Un an après le premier confinement, la crise sanitaire et ses conséquences sur l’aérien se poursuivent. Dans un contexte particulièrement fragile pour la DGAC sur les plans économique et social, la recherche d’une sortie de cette double crise est nécessaire.Le SNCTA constate que la réponse est encore loin et poursuit sa défense des enjeux opérationnels et sociaux.


Préparation de la reprise

Le CT DGAC du 17 mars a présenté la stratégie de sortie de crise de la DGAC qui s’articule autour de trois axes principaux :

  • la transition écologique de l'aviation ;
  • la sécurité, la sûreté et la résilience ;
  • l’efficience, la productivité, l’agilité et l’innovation.

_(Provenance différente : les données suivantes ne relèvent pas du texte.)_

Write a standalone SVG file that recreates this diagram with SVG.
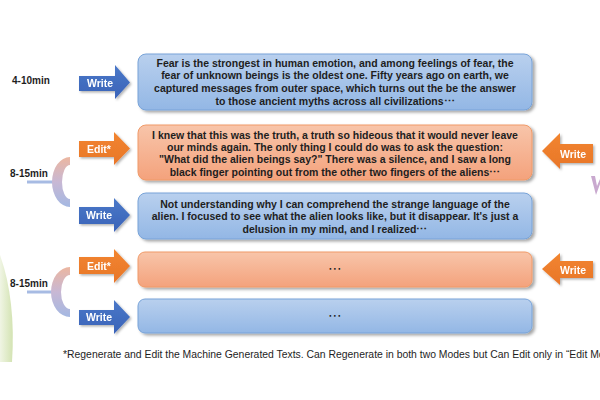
<svg xmlns="http://www.w3.org/2000/svg" width="600" height="400" viewBox="0 0 600 400">
<defs>
<linearGradient id="gBlue" x1="0" y1="0" x2="0" y2="1"><stop offset="0" stop-color="#b9d0ee"/><stop offset="1" stop-color="#93b7e5"/></linearGradient>
<linearGradient id="gOrange" x1="0" y1="0" x2="0" y2="1"><stop offset="0" stop-color="#f8c5aa"/><stop offset="1" stop-color="#f4a27c"/></linearGradient>
<linearGradient id="gArrowB" x1="0" y1="0" x2="0" y2="1"><stop offset="0" stop-color="#4a78c8"/><stop offset="1" stop-color="#3a63b8"/></linearGradient>
<linearGradient id="gArrowO" x1="0" y1="0" x2="0" y2="1"><stop offset="0" stop-color="#f2852f"/><stop offset="1" stop-color="#e8762a"/></linearGradient>
<linearGradient id="gBr" x1="0" y1="0" x2="0" y2="1"><stop offset="0" stop-color="#ecb6a0"/><stop offset="0.5" stop-color="#c8b8d4"/><stop offset="1" stop-color="#a4b8e2"/></linearGradient>
<linearGradient id="gGreen" x1="0" y1="0" x2="1" y2="0"><stop offset="0" stop-color="#f0f5e4"/><stop offset="1" stop-color="#d3e3b2"/></linearGradient>
<filter id="sh" x="-10%" y="-20%" width="120%" height="150%"><feDropShadow dx="2.5" dy="2" stdDeviation="1.8" flood-color="#000" flood-opacity="0.35"/></filter>
<filter id="shA" x="-20%" y="-20%" width="150%" height="150%"><feDropShadow dx="1.5" dy="1.5" stdDeviation="1" flood-color="#000" flood-opacity="0.3"/></filter>
</defs>
<style>
.bb{fill:url(#gBlue);stroke:#78a3d8;stroke-width:1}
.bo{fill:url(#gOrange);stroke:#f09a68;stroke-width:1}
.t{font-family:"Liberation Sans",Arial,sans-serif;font-weight:bold;font-size:10.5px;fill:#1e1e1e;text-anchor:middle}
.d{font-family:"DejaVu Sans",sans-serif;font-size:14px;fill:#1e1e1e;text-anchor:middle}
.al{font-family:"Liberation Sans",Arial,sans-serif;font-weight:bold;font-size:10.5px;fill:#fff;text-anchor:middle}
.lb{font-family:"Liberation Sans",Arial,sans-serif;font-weight:bold;font-size:10px;fill:#1e1e1e}
.fn{font-family:"Liberation Sans",Arial,sans-serif;font-size:10.4px;fill:#1e1e1e}
.ab{fill:url(#gArrowB)}
.ao{fill:url(#gArrowO)}
.br{fill:url(#gBr)}
.st{fill:#a7bbe3}
</style>
<rect width="600" height="400" fill="#fff"/>
<path d="M0,255 Q16,300 12,362 L0,362 Z" fill="url(#gGreen)"/>
<path d="M591,176 L596,195 L600,184 L600,179 L597,186 L595,176 Z" fill="#c9a9cf"/>

<g id="labels">
<text class="lb" x="12" y="83.5">4-10min</text>
<text class="lb" x="10" y="176.5">8-15min</text>
<text class="lb" x="10" y="286.5">8-15min</text>
</g>

<g id="connectors">
<rect class="st" x="27" y="180.5" width="26" height="3"/>
<path class="br" d="M70,157 A18,25 0 0 0 70,207 L70,199 A8,17 0 0 1 70,165 Z"/>
<rect class="st" x="27" y="290.5" width="25" height="3"/>
<path class="br" d="M70,267 A19,25 0 0 0 70,317 L70,309 A9,17 0 0 1 70,275 Z"/>
</g>

<g id="arrow1" filter="url(#shA)"><path class="ab" d="M79,76 L115,76 L115,65 L130,82.5 L115,99 L115,91 L79,91 Z"/><text class="al" x="100" y="87">Write</text></g>
<g id="arrow2" filter="url(#shA)"><path class="ao" d="M79,141 L114,141 L114,132 L130,148.5 L114,165 L114,157 L79,157 Z"/><text class="al" x="99" y="152.5">Edit*</text></g>
<g id="arrow3" filter="url(#shA)"><path class="ab" d="M79,207 L114,207 L114,198 L130,215 L114,232 L114,224 L79,224 Z"/><text class="al" x="99" y="219">Write</text></g>
<g id="arrow4" filter="url(#shA)"><path class="ao" d="M79,257 L114,257 L114,249 L130,266 L114,283 L114,274 L79,274 Z"/><text class="al" x="99" y="269.5">Edit*</text></g>
<g id="arrow5" filter="url(#shA)"><path class="ab" d="M79,310 L114,310 L114,300 L130,317 L114,334 L114,325 L79,325 Z"/><text class="al" x="99" y="321">Write</text></g>
<g id="arrow6" filter="url(#shA)"><path class="ao" d="M593,144 L560,144 L560,133 L542,151 L560,169 L560,163 L593,163 Z"/><text class="al" x="573" y="157.5">Write</text></g>
<g id="arrow7" filter="url(#shA)"><path class="ao" d="M593,261 L560,261 L560,253 L542,269 L560,285 L560,278 L593,278 Z"/><text class="al" x="573" y="273.5">Write</text></g>

<g id="box1"><rect class="bb" filter="url(#sh)" x="138" y="54" width="394" height="56" rx="8"/>
<text class="t" x="335" y="66.5">Fear is the strongest in human emotion, and among feelings of fear, the</text>
<text class="t" x="335" y="79.3">fear of unknown beings is the oldest one. Fifty years ago on earth, we</text>
<text class="t" x="335" y="92.1">captured messages from outer space, which turns out the be the answer</text>
<text class="t" x="335" y="105">to those ancient myths across all civilizations⋯</text></g>

<g id="box2"><rect class="bo" filter="url(#sh)" x="138" y="125" width="394" height="55" rx="8"/>
<text class="t" x="335" y="138.5">I knew that this was the truth, a truth so hideous that it would never leave</text>
<text class="t" x="335" y="150.9">our minds again. The only thing I could do was to ask the question:</text>
<text class="t" x="335" y="163.3">"What did the alien beings say?" There was a silence, and I saw a long</text>
<text class="t" x="335" y="175.7">black finger pointing out from the other two fingers of the aliens⋯</text></g>

<g id="box3"><rect class="bb" filter="url(#sh)" x="138" y="193" width="394" height="46" rx="8"/>
<text class="t" x="335" y="207.5">Not understanding why I can comprehend the strange language of the</text>
<text class="t" x="335" y="220.3">alien. I focused to see what the alien looks like, but it disappear. It's just a</text>
<text class="t" x="335" y="233.2">delusion in my mind, and I realized⋯</text></g>

<g id="box4"><rect class="bo" filter="url(#sh)" x="138" y="252" width="394" height="35" rx="7"/>
<text class="d" x="335" y="273">⋯</text></g>

<g id="box5"><rect class="bb" filter="url(#sh)" x="138" y="299" width="394" height="34" rx="7"/>
<text class="d" x="335" y="320">⋯</text></g>

<text class="fn" x="63" y="357.5">*Regenerate and Edit the Machine Generated Texts. Can Regenerate in both two Modes but Can Edit only in “Edit Mode”</text>
</svg>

Ce triptyque, qui constitue l’essence même de la DGAC, est naturellement partagé par l’ensemble des représentants des personnels. En outre, le SNCTA rappelle que si les considérations politiques et sociétales relatives à l’environnement sont aussi fortes que légitimes, elles doivent s’intégrer dans la mission première des contrôleurs aériens que constitue la sécurité des vols.

La transition écologique est une priorité forte qui doit rester au service de la sécurité, priorité absolue des contrôleurs aériens.

Au vu des incertitudes liées à la période actuelle et à l'imprécision des prévisions de trafic, la DGAC ne détaille pas, à ce stade, les moyens et réformes associés à ces orientations. Pour autant, le recrutement de contrôleurs aériens pour le concours 2021 est partie intégrante de ces moyens. Le SNCTA, appuyé par les autres syndicats représentatifs des contrôleurs aériens, en a rappelé l’importance dans sa déclaration liminaire.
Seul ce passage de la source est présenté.